• [Directions for this task]: Repeat, exactly and only, the lines from the beginning of the data through the line with "field_radius = 2800". Pictures are left out.

___ Dataset section

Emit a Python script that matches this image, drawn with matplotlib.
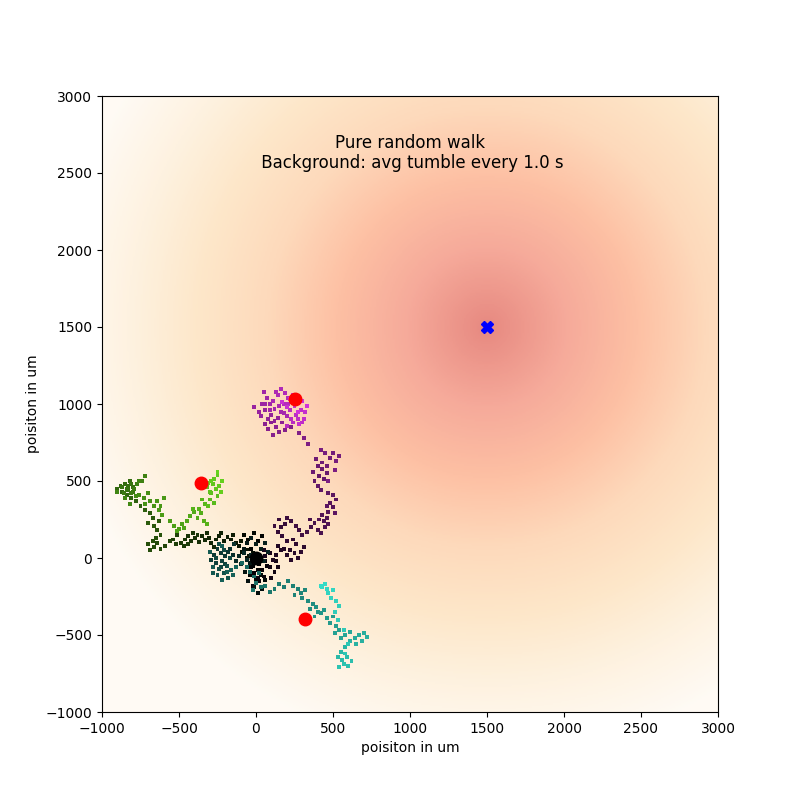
import numpy as np
import matplotlib
matplotlib.use('Agg')
import matplotlib.pyplot as plt
from matplotlib.colors import LinearSegmentedColormap

# Source of attractant and start point of the walks
source = (1500, 1500)
start = (0, 0)
field_radius = 2800  # background goes to zero this far from the source (um)

# Walk 1 (purple), (x, y) in um, in time order
walk_purple = np.array([
    (0, 0), (20, -40), (-30, -60), (-10, -100), (40, -80), (70, -50), (50, -120), (20, -150), (-20, -180), (10, -130),
    (60, -20), (90, -60), (120, -90), (100, -130), (140, -60), (130, -20), (30, -20), (60, 10), (50, 50), (90, 30),
    (110, -10), (130, 20), (160, 50), (140, 80), (180, 60), (200, 20), (220, 50), (250, 30), (230, -10), (270, 0),
    (290, 40), (310, 70), (260, 90), (240, 120), (200, 110), (170, 140), (140, 170), (160, 200), (190, 220), (150, 250),
    (120, 210), (200, 260), (230, 240), (260, 210), (280, 180), (300, 150), (330, 170), (360, 200), (380, 230), (350, 250),
    (400, 180), (420, 160), (450, 200), (440, 240), (470, 220), (460, 260), (430, 280), (410, 250), (470, 300), (500, 330),
    (480, 360), (520, 380), (500, 410), (460, 340), (510, 290), (470, 420), (420, 440), (400, 470), (380, 500), (410, 530),
    (440, 510), (460, 550), (430, 580), (400, 600), (370, 560), (390, 640), (430, 620), (460, 600), (480, 650), (500, 680),
    (540, 660), (520, 630), (450, 680), (420, 700), (510, 570), (470, 500), (340, 740), (310, 780), (280, 810), (230, 850),
    (190, 830), (150, 820), (110, 800), (80, 840), (60, 870), (100, 880), (130, 850), (170, 880), (120, 890), (80, 900),
    (140, 910), (100, 930), (60, 960), (30, 920), (20, 950), (-10, 980), (40, 1000), (60, 1000), (70, 1040), (50, 1080),
    (90, 1000), (90, 960), (120, 970), (160, 950), (180, 940), (200, 920), (150, 990), (110, 1020), (130, 1080), (140, 1060),
    (160, 1100), (190, 1070), (210, 1040), (180, 1000), (210, 1000), (220, 960), (200, 860), (240, 880), (230, 900), (260, 930),
    (270, 900), (300, 880), (290, 960), (310, 900), (320, 950), (280, 870), (250, 990), (200, 980), (170, 1010), (260, 1010),
    (240, 1060), (300, 1020), (330, 990), (270, 950), (220, 1030)])

# Walk 2 (green)
walk_green = np.array([
    (0, 0), (-30, 60), (10, 110), (40, 140), (-10, 160), (-50, 120), (-80, 150), (-60, 0), (-30, -40), (-20, 30),
    (-45, 15), (-60, 55), (-90, 40), (-110, 80), (-95, 110), (-130, 95), (-160, 120), (-150, 150), (-185, 135), (-210, 110),
    (-240, 140), (-225, 165), (-260, 120), (-290, 100), (-270, 70), (-305, 130), (-330, 115), (-350, 140), (-320, 160), (-370, 105),
    (-395, 130), (-420, 110), (-440, 140), (-410, 160), (-380, 150), (-460, 120), (-490, 100), (-470, 75), (-440, 90), (-520, 90),
    (-540, 120), (-510, 150), (-560, 110), (-590, 80), (-620, 60), (-640, 95), (-660, 70), (-690, 50), (-670, 110), (-700, 90),
    (-650, 130), (-620, 150), (-640, 180), (-660, 210), (-630, 240), (-670, 260), (-700, 230), (-690, 290), (-720, 310), (-750, 340),
    (-780, 370), (-810, 390), (-840, 410), (-870, 430), (-900, 450), (-880, 470), (-850, 480), (-820, 500), (-800, 460), (-830, 440),
    (-830, 470), (-810, 480), (-840, 450), (-870, 460), (-800, 430), (-860, 420), (-810, 420), (-790, 450), (-770, 480), (-740, 500),
    (-720, 530), (-760, 500), (-900, 430), (-850, 390), (-820, 350), (-780, 400), (-760, 410), (-730, 390), (-700, 420), (-690, 370),
    (-720, 350), (-660, 340), (-640, 370), (-620, 340), (-600, 390), (-630, 310), (-610, 280), (-560, 240), (-530, 210), (-500, 190),
    (-480, 220), (-510, 175), (-470, 195), (-450, 240), (-430, 270), (-400, 300), (-380, 260), (-360, 290), (-340, 240), (-320, 220),
    (-410, 320), (-370, 320), (-350, 380), (-330, 350), (-300, 380), (-270, 360), (-250, 400), (-290, 420), (-310, 340), (-320, 460),
    (-300, 430), (-280, 480), (-260, 450), (-240, 470), (-270, 510), (-250, 540), (-290, 500), (-230, 430), (-220, 500), (-310, 490),
    (-250, 560)])

# Walk 3 (teal)
walk_teal = np.array([
    (0, 0), (-20, -50), (10, -80), (-40, -110), (0, -140), (30, -110), (60, -140), (40, -200), (10, -230), (-10, -190),
    (-50, -150), (-70, -90), (-40, -30), (-80, 60), (-60, 100), (-30, 130), (0, 90), (30, 60), (60, 100), (80, 40),
    (50, -20), (-30, 20), (-60, -10), (-80, 30), (-110, 10), (-130, -20), (-100, -40), (-150, 20), (-170, 60), (-140, 90),
    (-180, 40), (-200, 10), (-230, 30), (-250, 60), (-270, 20), (-290, -10), (-260, -30), (-220, -20), (-200, -40), (-230, -60),
    (-260, 0), (-210, 50), (-170, 0), (-240, 90), (-190, -50), (-240, -70), (-210, -100), (-180, -130), (-250, -110), (-280, -100),
    (-280, -60), (-300, 40), (-220, 80), (-190, -90), (-150, -110), (-220, -140), (-160, -80), (-130, -60), (-90, -30), (-60, -60),
    (-40, -90), (-10, -120), (20, -100), (0, -160), (30, -190), (-20, -210), (60, -180), (90, -220), (120, -200), (150, -170),
    (180, -190), (210, -150), (240, -180), (270, -200), (250, -240), (290, -230), (320, -210), (300, -260), (340, -280), (370, -300),
    (350, -330), (390, -320), (400, -350), (380, -380), (420, -360), (440, -340), (460, -390), (480, -420), (500, -380), (520, -440),
    (540, -470), (510, -490), (550, -520), (580, -500), (610, -480), (640, -520), (670, -500), (700, -490), (720, -510), (690, -540),
    (650, -560), (610, -540), (580, -580), (550, -610), (530, -640), (560, -660), (590, -640), (620, -670), (600, -700), (570, -690),
    (540, -710), (580, -620), (600, -560), (570, -470), (530, -400), (510, -350), (540, -310), (520, -280), (490, -260), (470, -230),
    (500, -210), (460, -200), (430, -190), (450, -170), (420, -180)])

# Where each cell sits at the end of the run
end_x = [250, -360, 318]
end_y = [1030, 490, -395]

walks = [(walk_purple, '#d232dc'),
         (walk_green, '#66d21e'),
         (walk_teal, '#33dcc8')]

fig, ax = plt.subplots(figsize=(8, 8), dpi=100)

# Background: attractant concentration around the source
gx = np.linspace(-1000, 3000, 400)
gy = np.linspace(-1000, 3000, 400)
GX, GY = np.meshgrid(gx, gy)
dist = np.sqrt((GX - source[0])**2 + (GY - source[1])**2)
conc = np.clip(1 - dist / field_radius, 0, None)
ax.imshow(conc, extent=[-1000, 3000, -1000, 3000], origin='lower', cmap='OrRd',
          alpha=0.55, vmin=0, vmax=1.3)

# Walks, colour goes from black (start) to the walk colour (end)
for pts, col in walks:
    cmap = LinearSegmentedColormap.from_list('walk', ['black', col])
    t = np.linspace(0, 1, len(pts))
    ax.scatter(pts[:, 0], pts[:, 1], c=t, cmap=cmap, marker='s', s=8, linewidths=0)

ax.plot(start[0], start[1], 'o', color='black', markersize=9)
ax.plot(end_x, end_y, 'o', color='red', markersize=9, linestyle='none')
ax.plot(source[0], source[1], 'X', color='blue', markersize=9)

ax.text(1000, 2630, 'Pure random walk\n Background: avg tumble every 1.0 s',
        ha='center', va='center', fontsize=12)

ax.set_xlim(-1000, 3000)
ax.set_ylim(-1000, 3000)
ax.set_xlabel('poisiton in um')
ax.set_ylabel('poisiton in um')

plt.savefig('out.png')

______

• [In response]:
Emit a Python script that matches this image, drawn with matplotlib.
import numpy as np
import matplotlib
matplotlib.use('Agg')
import matplotlib.pyplot as plt
from matplotlib.colors import LinearSegmentedColormap

# Source of attractant and start point of the walks
source = (1500, 1500)
start = (0, 0)
field_radius = 2800  # background goes to zero this far from the source (um)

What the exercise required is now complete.